Bogus Social Media Outrage Is Making Authors Change Lines in Their Books Now

“The silly idea that a fictional character’s statements reflect an author’s actual beliefs is spreading.”

I don’t always agree with Laura Miller, but I always admire her boldness and audacity. Here she writes, “I know some will consider Hilderbrand’s and McQuiston’s obeisance to be a sign that the ‘toxic drama’ that prevails on YA Twitter—in which ambitious reviewers-cum-influencers revile authors for failing to toe extremely fine and perpetually changing lines on race, gender, and other sensitive issues—has spread to the world of commercial adult fiction.”

I’ve always been very careful about quotations since they’ve become frequent material for blogging and social media posts. Almost every time I come upon a quotation used this way, the author’s name is given but with no indication of the source of the exact words. If I can’t cite the exact source of a quotation, I don’t use it.

And I also know the difference between things writers say in their own voices, such as in interviews or bylined articles, and things they put in the mouths of their fictional creations to advance characterization. The fact that a character in a novel says something does NOT mean that the author believes the same thing.

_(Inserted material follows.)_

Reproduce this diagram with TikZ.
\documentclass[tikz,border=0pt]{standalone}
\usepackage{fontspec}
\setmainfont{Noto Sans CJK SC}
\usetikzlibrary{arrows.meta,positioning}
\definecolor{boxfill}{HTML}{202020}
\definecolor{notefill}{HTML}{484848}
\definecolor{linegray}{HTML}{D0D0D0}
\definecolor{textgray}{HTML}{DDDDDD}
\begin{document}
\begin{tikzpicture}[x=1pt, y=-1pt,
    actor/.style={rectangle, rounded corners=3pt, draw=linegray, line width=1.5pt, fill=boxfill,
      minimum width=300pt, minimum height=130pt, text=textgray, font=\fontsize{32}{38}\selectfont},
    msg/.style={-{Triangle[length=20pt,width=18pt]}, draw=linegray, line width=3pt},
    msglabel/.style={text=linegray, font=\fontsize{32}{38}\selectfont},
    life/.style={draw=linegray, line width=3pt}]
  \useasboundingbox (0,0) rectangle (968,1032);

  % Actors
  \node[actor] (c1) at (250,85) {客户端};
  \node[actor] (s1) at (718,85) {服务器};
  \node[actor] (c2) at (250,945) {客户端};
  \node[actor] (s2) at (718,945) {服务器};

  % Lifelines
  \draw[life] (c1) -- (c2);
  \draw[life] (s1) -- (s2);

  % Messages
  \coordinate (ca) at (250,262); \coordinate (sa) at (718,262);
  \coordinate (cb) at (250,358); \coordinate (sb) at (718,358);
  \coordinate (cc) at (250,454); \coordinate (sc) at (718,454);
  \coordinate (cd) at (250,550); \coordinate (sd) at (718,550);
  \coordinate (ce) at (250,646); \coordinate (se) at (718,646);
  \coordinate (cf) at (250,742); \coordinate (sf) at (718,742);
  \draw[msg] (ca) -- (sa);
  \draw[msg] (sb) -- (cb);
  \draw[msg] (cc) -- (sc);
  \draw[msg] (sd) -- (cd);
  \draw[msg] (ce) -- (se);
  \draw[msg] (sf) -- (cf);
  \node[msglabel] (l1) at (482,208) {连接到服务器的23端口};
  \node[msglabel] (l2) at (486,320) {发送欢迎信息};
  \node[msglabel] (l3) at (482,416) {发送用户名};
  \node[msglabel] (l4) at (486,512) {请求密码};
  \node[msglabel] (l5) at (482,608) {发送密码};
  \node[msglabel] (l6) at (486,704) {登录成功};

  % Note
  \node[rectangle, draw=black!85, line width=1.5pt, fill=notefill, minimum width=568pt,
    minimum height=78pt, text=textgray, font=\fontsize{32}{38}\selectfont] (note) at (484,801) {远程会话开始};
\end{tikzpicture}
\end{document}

But, as Miller here laments, “While it’s perplexing that people who are always rhapsodizing about how much they love reading can be so very bad at it, the truth is that the incentives for interpreting a book’s meaning in the worst possible light are high.”

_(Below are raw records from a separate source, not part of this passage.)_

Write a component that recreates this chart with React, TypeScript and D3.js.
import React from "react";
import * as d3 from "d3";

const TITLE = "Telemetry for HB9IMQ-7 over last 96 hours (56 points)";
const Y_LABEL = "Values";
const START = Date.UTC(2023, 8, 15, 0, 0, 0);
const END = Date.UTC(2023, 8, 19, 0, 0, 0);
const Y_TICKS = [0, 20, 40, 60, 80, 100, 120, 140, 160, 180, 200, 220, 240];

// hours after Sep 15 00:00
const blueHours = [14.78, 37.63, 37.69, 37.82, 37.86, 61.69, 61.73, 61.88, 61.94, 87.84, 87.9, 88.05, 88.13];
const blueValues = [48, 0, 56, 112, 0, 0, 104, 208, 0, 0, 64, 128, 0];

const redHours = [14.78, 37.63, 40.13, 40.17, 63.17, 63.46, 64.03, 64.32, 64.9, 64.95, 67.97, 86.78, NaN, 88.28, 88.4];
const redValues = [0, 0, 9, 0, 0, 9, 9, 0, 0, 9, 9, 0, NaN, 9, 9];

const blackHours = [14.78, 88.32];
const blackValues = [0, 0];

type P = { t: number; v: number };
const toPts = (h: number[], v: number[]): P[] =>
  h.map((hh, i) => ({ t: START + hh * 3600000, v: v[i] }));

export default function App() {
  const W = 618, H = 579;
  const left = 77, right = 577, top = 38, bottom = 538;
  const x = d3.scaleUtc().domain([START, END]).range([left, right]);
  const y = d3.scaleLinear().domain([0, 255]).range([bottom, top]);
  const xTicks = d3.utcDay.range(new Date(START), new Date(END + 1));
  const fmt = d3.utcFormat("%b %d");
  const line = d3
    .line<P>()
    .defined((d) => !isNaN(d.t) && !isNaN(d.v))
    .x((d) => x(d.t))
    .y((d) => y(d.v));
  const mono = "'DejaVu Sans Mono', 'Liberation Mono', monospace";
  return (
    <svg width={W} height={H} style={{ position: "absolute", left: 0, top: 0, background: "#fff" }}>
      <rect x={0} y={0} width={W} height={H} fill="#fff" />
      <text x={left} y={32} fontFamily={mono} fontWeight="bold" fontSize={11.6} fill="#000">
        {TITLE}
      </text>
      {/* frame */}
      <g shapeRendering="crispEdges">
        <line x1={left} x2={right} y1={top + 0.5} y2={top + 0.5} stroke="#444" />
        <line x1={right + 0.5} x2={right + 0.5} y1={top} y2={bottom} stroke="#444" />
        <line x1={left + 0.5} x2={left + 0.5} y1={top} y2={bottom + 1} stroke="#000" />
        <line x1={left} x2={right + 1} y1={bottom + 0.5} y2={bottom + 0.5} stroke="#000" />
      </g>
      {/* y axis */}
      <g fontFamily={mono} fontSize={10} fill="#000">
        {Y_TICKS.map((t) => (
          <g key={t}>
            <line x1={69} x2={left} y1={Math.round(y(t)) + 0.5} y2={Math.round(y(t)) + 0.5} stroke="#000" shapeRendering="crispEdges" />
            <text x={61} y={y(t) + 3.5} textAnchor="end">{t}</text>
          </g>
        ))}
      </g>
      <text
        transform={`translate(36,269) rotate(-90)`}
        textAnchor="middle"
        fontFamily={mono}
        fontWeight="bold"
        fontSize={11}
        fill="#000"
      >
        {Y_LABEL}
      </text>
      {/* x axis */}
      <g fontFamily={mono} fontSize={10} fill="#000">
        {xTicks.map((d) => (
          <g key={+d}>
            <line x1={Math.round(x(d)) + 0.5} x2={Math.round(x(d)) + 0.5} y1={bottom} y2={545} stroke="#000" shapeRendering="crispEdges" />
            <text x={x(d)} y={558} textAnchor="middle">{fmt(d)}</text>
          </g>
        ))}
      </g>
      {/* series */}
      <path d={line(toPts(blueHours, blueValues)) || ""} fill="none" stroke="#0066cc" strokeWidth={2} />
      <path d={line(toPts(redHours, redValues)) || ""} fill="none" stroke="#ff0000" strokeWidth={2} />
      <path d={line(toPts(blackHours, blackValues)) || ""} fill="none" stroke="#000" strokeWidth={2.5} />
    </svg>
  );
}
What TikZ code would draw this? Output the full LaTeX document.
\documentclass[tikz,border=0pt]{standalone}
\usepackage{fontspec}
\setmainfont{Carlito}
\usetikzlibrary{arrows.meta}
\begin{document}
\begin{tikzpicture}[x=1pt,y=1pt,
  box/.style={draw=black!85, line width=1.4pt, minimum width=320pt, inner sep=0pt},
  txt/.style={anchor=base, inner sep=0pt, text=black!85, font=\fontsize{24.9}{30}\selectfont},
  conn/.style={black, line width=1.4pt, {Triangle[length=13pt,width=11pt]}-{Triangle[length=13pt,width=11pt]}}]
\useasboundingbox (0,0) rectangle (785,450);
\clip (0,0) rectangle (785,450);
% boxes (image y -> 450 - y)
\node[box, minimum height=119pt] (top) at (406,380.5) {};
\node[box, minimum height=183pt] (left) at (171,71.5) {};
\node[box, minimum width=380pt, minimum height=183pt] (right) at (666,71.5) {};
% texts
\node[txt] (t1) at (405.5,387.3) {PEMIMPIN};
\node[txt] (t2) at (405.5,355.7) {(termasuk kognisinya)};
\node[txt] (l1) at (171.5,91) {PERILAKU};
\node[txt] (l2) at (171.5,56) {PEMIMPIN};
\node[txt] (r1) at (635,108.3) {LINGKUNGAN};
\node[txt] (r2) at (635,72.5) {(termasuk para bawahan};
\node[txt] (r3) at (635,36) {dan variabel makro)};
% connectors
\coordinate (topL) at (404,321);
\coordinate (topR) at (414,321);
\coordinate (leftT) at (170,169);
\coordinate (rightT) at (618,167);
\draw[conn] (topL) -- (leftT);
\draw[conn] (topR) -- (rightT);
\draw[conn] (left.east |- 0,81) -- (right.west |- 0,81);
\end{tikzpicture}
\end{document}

Move Over, Poe—The Real Godfather of Gothic Horror Was Nathaniel Hawthorne

“The ‘Scarlet Letter’ author’s short stories are like a Puritan ‘Twin Peaks’”

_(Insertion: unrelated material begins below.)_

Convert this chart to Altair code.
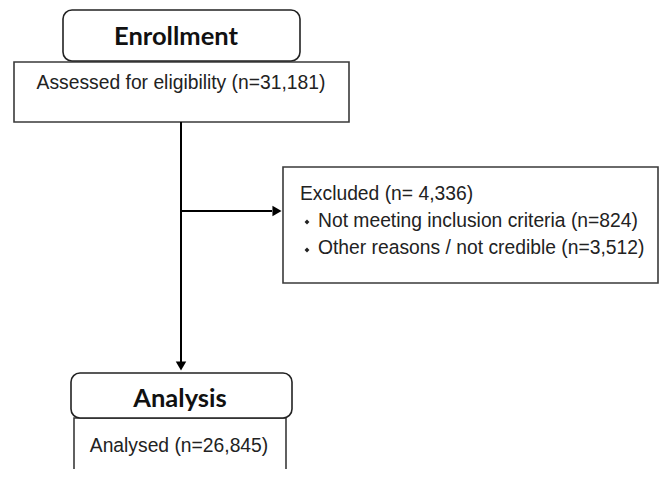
import altair as alt
import pandas as pd

# ---- content ----
box_names = ["Enrollment", "Assessed", "Excluded", "Analysis", "Analysed"]
box_rounded = [True, False, False, True, False]

heading_texts = ["Enrollment", "Analysis"]
body_texts = ["Assessed for eligibility (n=31,181)", "Analysed (n=26,845)"]
excluded_texts = ["Excluded (n= 4,336)",
                  "Not meeting inclusion criteria (n=824)",
                  "Other reasons / not credible (n=3,512)"]

# ---- layout (page pixel coordinates) ----
box_x1 = [63, 14, 283, 71, 74]
box_x2 = [300, 349, 658, 292, 286]
box_y1 = [10, 62, 167, 373, 418]
box_y2 = [61, 122, 283, 418, 495]

heading_x = [176, 180]
heading_y = [45, 407]
body_x = [181, 179]
body_y = [89, 452]
excl_x = [300, 318, 318]
excl_y = [200, 227, 254]
bullet_x = [307, 307]
bullet_y = [222, 250]

seg_x1 = [181, 181]
seg_x2 = [181, 272]
seg_y1 = [122, 211]
seg_y2 = [366, 211]
head_x = [181, 277]
head_y = [366, 211]
head_shape = ["triangle-down", "triangle-right"]

PW, PH = 667, 477
M = 8
xs = alt.Scale(domain=[0, PW], range=[0, PW])
ys = alt.Scale(domain=[0, PH], range=[0, PH])
X = lambda f: alt.X(f, type="quantitative", scale=xs, axis=None)
Y = lambda f: alt.Y(f, type="quantitative", scale=ys, axis=None)

boxes = pd.DataFrame({"name": box_names, "x1": box_x1, "x2": box_x2,
                      "y1": box_y1, "y2": box_y2, "rounded": box_rounded})
plain = boxes[~boxes["rounded"]]
rounded = boxes[boxes["rounded"]]

plain_layer = alt.Chart(plain).mark_rect(
    fill="white", stroke="#3a3a3a", strokeWidth=1.6, clip=True
).encode(x=X("x1"), x2="x2", y=Y("y1"), y2="y2")

rounded_layer = alt.Chart(rounded).mark_rect(
    fill="white", stroke="#222222", strokeWidth=1.6, cornerRadius=9, clip=True
).encode(x=X("x1"), x2="x2", y=Y("y1"), y2="y2")

segs = pd.DataFrame({"x1": seg_x1, "x2": seg_x2, "y1": seg_y1, "y2": seg_y2})
seg_layer = alt.Chart(segs).mark_rule(color="black", strokeWidth=2).encode(
    x=X("x1"), x2="x2", y=Y("y1"), y2="y2")

heads = pd.DataFrame({"x": head_x, "y": head_y, "shape": head_shape})
head_layer = alt.Chart(heads).mark_point(
    filled=True, color="black", size=110, opacity=1
).encode(x=X("x"), y=Y("y"),
         shape=alt.Shape("shape:N", scale=None, legend=None))

hd = pd.DataFrame({"t": heading_texts, "x": heading_x, "y": heading_y})
hd_layer = alt.Chart(hd).mark_text(
    font="Lato", fontWeight="bold", fontSize=25.5, align="center",
    baseline="alphabetic", color="#111111"
).encode(x=X("x"), y=Y("y"), text="t:N")

bd = pd.DataFrame({"t": body_texts, "x": body_x, "y": body_y})
bd_layer = alt.Chart(bd).mark_text(
    font="Liberation Sans", fontSize=19.3, align="center",
    baseline="alphabetic", color="#222222"
).encode(x=X("x"), y=Y("y"), text="t:N")

ex = pd.DataFrame({"t": excluded_texts, "x": excl_x, "y": excl_y})
ex_layer = alt.Chart(ex).mark_text(
    font="Liberation Sans", fontSize=19.3, align="left",
    baseline="alphabetic", color="#222222"
).encode(x=X("x"), y=Y("y"), text="t:N")

bl = pd.DataFrame({"x": bullet_x, "y": bullet_y})
bl_layer = alt.Chart(bl).mark_point(
    shape="diamond", filled=True, color="#222222", size=24, opacity=1
).encode(x=X("x"), y=Y("y"))

chart = alt.layer(
    plain_layer, rounded_layer, seg_layer, head_layer,
    hd_layer, bd_layer, ex_layer, bl_layer
).properties(
    width=PW, height=PH, autosize=alt.AutoSizeParams(type="none"),
    padding={"left": -M, "top": -M, "right": -M, "bottom": -M}
).configure_view(stroke=None, strokeWidth=0
).configure(background="white")

chart.save("out.html", embed_options={"renderer": "svg", "actions": False})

A century before H.P. Lovecraft (inspired by Hawthorne’s novel The House of the Seven Gables) depicted New England as a realm of terror and dread, Nathaniel Hawthorne was on the case, mining the region’s history for insights into the mind’s darker corners. Chiefly remembered today for The Scarlet Letter, that bane of high school curricula, Hawthorne’s highest achievements are actually found in his short stories. There, he examines the supposed innocence of the early American character, finding the darkness that lies beneath. 

On the Evolution of Female-Driven Gothic Narratives: A Reading List

“Christine Mangan Recommends Fiction that Honors and Upholds the Genre’s Enduring Legacy”

The Gothic, then, has been a particularly significant place for women, as, erased from the pages of history by a patriarchal lens, this genre has served as a space for female writers to reclaim history, a space to examine such matters as marriage and subjugation, the female body and autonomy. Topics that remain relevant today and often find their ways into mysteries, thrillers, horror, all of which ultimately locate their roots in what Gothic was and continues to be—a place where marginalized voices have space to write their cultural anxieties, as tropes are borrowed and reinvented and repurposed for the changing era in which they are written.

The Unruly Genius of Joyce Carol Oates

“In an era that fetishizes form, Oates has become America’s preëminent fiction writer by doing everything you’re not supposed to do.”

Joyce Carol Oates, one of the most prolific of all contemporary authors, recently turned 83. In this New York Times profile Leo Robson writes:

Among contemporary American fiction writers—and, since the deaths of Philip Roth and Toni Morrison, she possesses a strong claim to preëminence—Oates most clearly displays what Henry James called “the imagination of disaster,” a faculty or frailty she often gives to her creations. 

New Book Publisher Caters to Conservative Voices It Says Are Being Silenced

“All Seasons Press, led by two industry veterans, backs right-wing authors as mainstream houses face growing disputes over editorial decisions.”

The reckoning within the publishing industry continues to roil: “Two veteran book-publishing executives have teamed up to launch a conservative publishing house called All Seasons Press LLC as ideological debates roil a book industry increasingly fueled by demand for political titles.”